** Start GIVEN MATERIAL **
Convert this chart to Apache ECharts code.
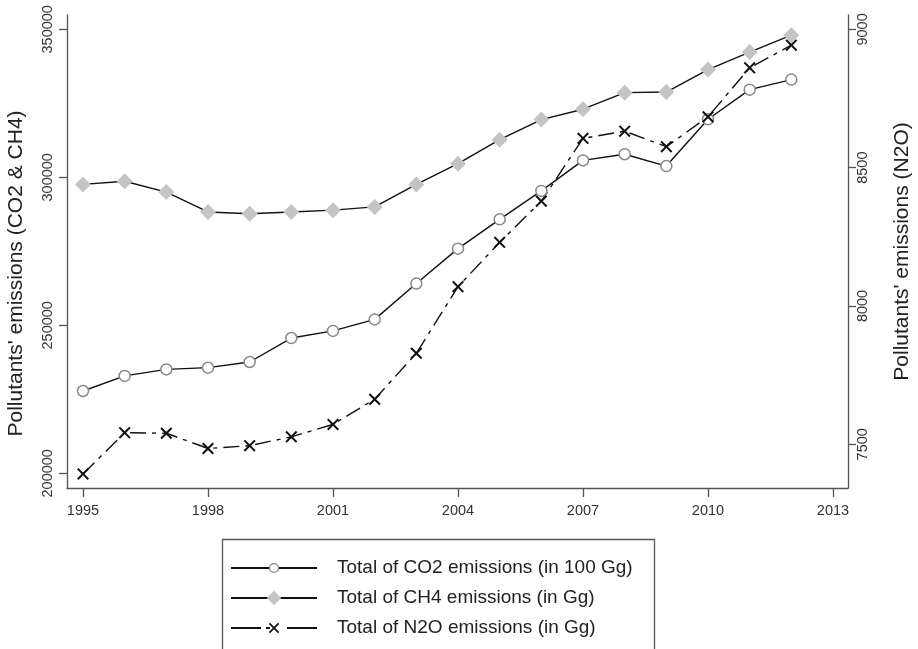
<!DOCTYPE html>
<html>
<head>
<meta charset="utf-8">
<script src="https://cdn.jsdelivr.net/npm/echarts@6/dist/echarts.min.js"></script>
<style>
html,body{margin:0;padding:0;background:#fff;}
#chart{width:918px;height:649px;}
</style>
</head>
<body>
<div id="chart"></div>
<script>
const years = [1995,1996,1997,1998,1999,2000,2001,2002,2003,2004,2005,2006,2007,2008,2009,2010,2011,2012];
const co2 = [227800,232900,235100,235700,237600,245700,248100,252000,264100,275900,285800,295400,305700,307800,303800,319600,329600,333000];
const ch4 = [297600,298650,295000,288300,287700,288300,288900,290000,297600,304600,312700,319500,323000,328600,328800,336400,342300,348000];
const n2o = [7393,7542,7540,7485,7495,7527,7572,7663,7829,8070,8230,8379,8606,8632,8576,8684,8861,8943];
const xTicks = [1995,1998,2001,2004,2007,2010,2013];
const yLeftTicks = [200000,250000,300000,350000];
const yRightTicks = [7500,8000,8500,9000];
const names = ['Total of CO2 emissions (in 100 Gg)','Total of CH4 emissions (in Gg)','Total of N2O emissions (in Gg)'];

const FONT = 'Liberation Sans, Arial, sans-serif';
const pair = (xs, ys) => xs.map((x,i)=>[x, ys[i]]);
const xSym = 'path://M0,1.2L1.2,0L5,3.8L8.8,0L10,1.2L6.2,5L10,8.8L8.8,10L5,6.2L1.2,10L0,8.8L3.8,5Z';

const axisLineStyle = {color:'#555', width:1.3};
const labelStyle = {fontSize:14.5, color:'#333', fontFamily:FONT};
const legendBase = {orient:'vertical', left:230, padding:0, itemWidth:86,
  textStyle:{fontSize:19, color:'#222', fontFamily:FONT, padding:[0,0,0,15]}};

const chart = echarts.init(document.getElementById('chart'));
chart.setOption({
  backgroundColor:'#fff',
  animation:false,
  grid:{left:67, top:15, width:781, height:473, containLabel:false, outerBoundsMode:'none'},
  xAxis:{
    type:'value', min:1994.616, max:2013.36,
    splitLine:{show:false},
    axisLine:{show:true, onZero:false, lineStyle:axisLineStyle},
    axisTick:{show:true, length:9, customValues:xTicks, lineStyle:axisLineStyle},
    axisLabel:Object.assign({customValues:xTicks, margin:15, formatter:v=>String(v)}, labelStyle)
  },
  yAxis:[{
    type:'value', position:'left', min:195034, max:354831,
    name:"Pollutants' emissions (CO2 & CH4)", nameLocation:'middle', nameGap:40, nameRotate:90,
    nameMoveOverlap:false,
    nameTextStyle:{fontSize:21, color:'#222', fontFamily:FONT, padding:[0,44,0,0]},
    splitLine:{show:false},
    axisLine:{show:true, lineStyle:axisLineStyle},
    axisTick:{show:true, length:8, customValues:yLeftTicks, lineStyle:axisLineStyle},
    axisLabel:Object.assign({customValues:yLeftTicks, rotate:90, margin:12, formatter:v=>String(v)}, labelStyle)
  },{
    type:'value', position:'right', min:7342, max:9052,
    name:"Pollutants' emissions (N2O)", nameLocation:'middle', nameGap:44, nameRotate:90,
    nameMoveOverlap:false,
    nameTextStyle:{fontSize:21, color:'#222', fontFamily:FONT},
    splitLine:{show:false},
    axisLine:{show:true, lineStyle:axisLineStyle},
    axisTick:{show:true, length:8, customValues:yRightTicks, lineStyle:axisLineStyle},
    axisLabel:Object.assign({customValues:yRightTicks, rotate:90, margin:7, formatter:v=>String(v)}, labelStyle)
  }],
  legend:[
    Object.assign({}, legendBase, {top:558.5, itemHeight:11, data:[names[0]],
      itemStyle:{color:'#fff', borderColor:'#888', borderWidth:1.3}}),
    Object.assign({}, legendBase, {top:588.5, itemHeight:18, data:[names[1]],
      itemStyle:{color:'#c4c4c4', borderWidth:0}}),
    Object.assign({}, legendBase, {top:618.5, itemHeight:13, data:[names[2]],
      itemStyle:{color:'#111', borderWidth:0},
      lineStyle:{type:[30,5,4,17,30,10]}})
  ],
  graphic:[{type:'rect', shape:{x:222.5, y:539.5, width:432, height:130}, style:{fill:'none', stroke:'#555', lineWidth:1.3}, silent:true}],
  series:[{
    name:names[0], type:'line', yAxisIndex:0, data:pair(years, co2),
    symbol:'circle', symbolSize:11,
    lineStyle:{color:'#111', width:1.4},
    itemStyle:{color:'#fff', borderColor:'#888', borderWidth:1.5}
  },{
    name:names[1], type:'line', yAxisIndex:0, data:pair(years, ch4),
    symbol:'diamond', symbolSize:[16,16],
    lineStyle:{color:'#111', width:1.4},
    itemStyle:{color:'#c4c4c4', borderWidth:0}
  },{
    name:names[2], type:'line', yAxisIndex:1, data:pair(years, n2o),
    symbol:xSym, symbolSize:12,
    lineStyle:{color:'#111', width:1.4, type:[16,6,4,6]},
    itemStyle:{color:'#111', borderWidth:0}
  }]
});
</script>
</body>
</html>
** End GIVEN MATERIAL **
- [INSTRUCTION]
The data should be printed again unchanged; leave its pictures out.

- [WRITTEN ANSWER]
Convert this chart to Apache ECharts code.
<!DOCTYPE html>
<html>
<head>
<meta charset="utf-8">
<script src="https://cdn.jsdelivr.net/npm/echarts@6/dist/echarts.min.js"></script>
<style>
html,body{margin:0;padding:0;background:#fff;}
#chart{width:918px;height:649px;}
</style>
</head>
<body>
<div id="chart"></div>
<script>
const years = [1995,1996,1997,1998,1999,2000,2001,2002,2003,2004,2005,2006,2007,2008,2009,2010,2011,2012];
const co2 = [227800,232900,235100,235700,237600,245700,248100,252000,264100,275900,285800,295400,305700,307800,303800,319600,329600,333000];
const ch4 = [297600,298650,295000,288300,287700,288300,288900,290000,297600,304600,312700,319500,323000,328600,328800,336400,342300,348000];
const n2o = [7393,7542,7540,7485,7495,7527,7572,7663,7829,8070,8230,8379,8606,8632,8576,8684,8861,8943];
const xTicks = [1995,1998,2001,2004,2007,2010,2013];
const yLeftTicks = [200000,250000,300000,350000];
const yRightTicks = [7500,8000,8500,9000];
const names = ['Total of CO2 emissions (in 100 Gg)','Total of CH4 emissions (in Gg)','Total of N2O emissions (in Gg)'];

const FONT = 'Liberation Sans, Arial, sans-serif';
const pair = (xs, ys) => xs.map((x,i)=>[x, ys[i]]);
const xSym = 'path://M0,1.2L1.2,0L5,3.8L8.8,0L10,1.2L6.2,5L10,8.8L8.8,10L5,6.2L1.2,10L0,8.8L3.8,5Z';

const axisLineStyle = {color:'#555', width:1.3};
const labelStyle = {fontSize:14.5, color:'#333', fontFamily:FONT};
const legendBase = {orient:'vertical', left:230, padding:0, itemWidth:86,
  textStyle:{fontSize:19, color:'#222', fontFamily:FONT, padding:[0,0,0,15]}};

const chart = echarts.init(document.getElementById('chart'));
chart.setOption({
  backgroundColor:'#fff',
  animation:false,
  grid:{left:67, top:15, width:781, height:473, containLabel:false, outerBoundsMode:'none'},
  xAxis:{
    type:'value', min:1994.616, max:2013.36,
    splitLine:{show:false},
    axisLine:{show:true, onZero:false, lineStyle:axisLineStyle},
    axisTick:{show:true, length:9, customValues:xTicks, lineStyle:axisLineStyle},
    axisLabel:Object.assign({customValues:xTicks, margin:15, formatter:v=>String(v)}, labelStyle)
  },
  yAxis:[{
    type:'value', position:'left', min:195034, max:354831,
    name:"Pollutants' emissions (CO2 & CH4)", nameLocation:'middle', nameGap:40, nameRotate:90,
    nameMoveOverlap:false,
    nameTextStyle:{fontSize:21, color:'#222', fontFamily:FONT, padding:[0,44,0,0]},
    splitLine:{show:false},
    axisLine:{show:true, lineStyle:axisLineStyle},
    axisTick:{show:true, length:8, customValues:yLeftTicks, lineStyle:axisLineStyle},
    axisLabel:Object.assign({customValues:yLeftTicks, rotate:90, margin:12, formatter:v=>String(v)}, labelStyle)
  },{
    type:'value', position:'right', min:7342, max:9052,
    name:"Pollutants' emissions (N2O)", nameLocation:'middle', nameGap:44, nameRotate:90,
    nameMoveOverlap:false,
    nameTextStyle:{fontSize:21, color:'#222', fontFamily:FONT},
    splitLine:{show:false},
    axisLine:{show:true, lineStyle:axisLineStyle},
    axisTick:{show:true, length:8, customValues:yRightTicks, lineStyle:axisLineStyle},
    axisLabel:Object.assign({customValues:yRightTicks, rotate:90, margin:7, formatter:v=>String(v)}, labelStyle)
  }],
  legend:[
    Object.assign({}, legendBase, {top:558.5, itemHeight:11, data:[names[0]],
      itemStyle:{color:'#fff', borderColor:'#888', borderWidth:1.3}}),
    Object.assign({}, legendBase, {top:588.5, itemHeight:18, data:[names[1]],
      itemStyle:{color:'#c4c4c4', borderWidth:0}}),
    Object.assign({}, legendBase, {top:618.5, itemHeight:13, data:[names[2]],
      itemStyle:{color:'#111', borderWidth:0},
      lineStyle:{type:[30,5,4,17,30,10]}})
  ],
  graphic:[{type:'rect', shape:{x:222.5, y:539.5, width:432, height:130}, style:{fill:'none', stroke:'#555', lineWidth:1.3}, silent:true}],
  series:[{
    name:names[0], type:'line', yAxisIndex:0, data:pair(years, co2),
    symbol:'circle', symbolSize:11,
    lineStyle:{color:'#111', width:1.4},
    itemStyle:{color:'#fff', borderColor:'#888', borderWidth:1.5}
  },{
    name:names[1], type:'line', yAxisIndex:0, data:pair(years, ch4),
    symbol:'diamond', symbolSize:[16,16],
    lineStyle:{color:'#111', width:1.4},
    itemStyle:{color:'#c4c4c4', borderWidth:0}
  },{
    name:names[2], type:'line', yAxisIndex:1, data:pair(years, n2o),
    symbol:xSym, symbolSize:12,
    lineStyle:{color:'#111', width:1.4, type:[16,6,4,6]},
    itemStyle:{color:'#111', borderWidth:0}
  }]
});
</script>
</body>
</html>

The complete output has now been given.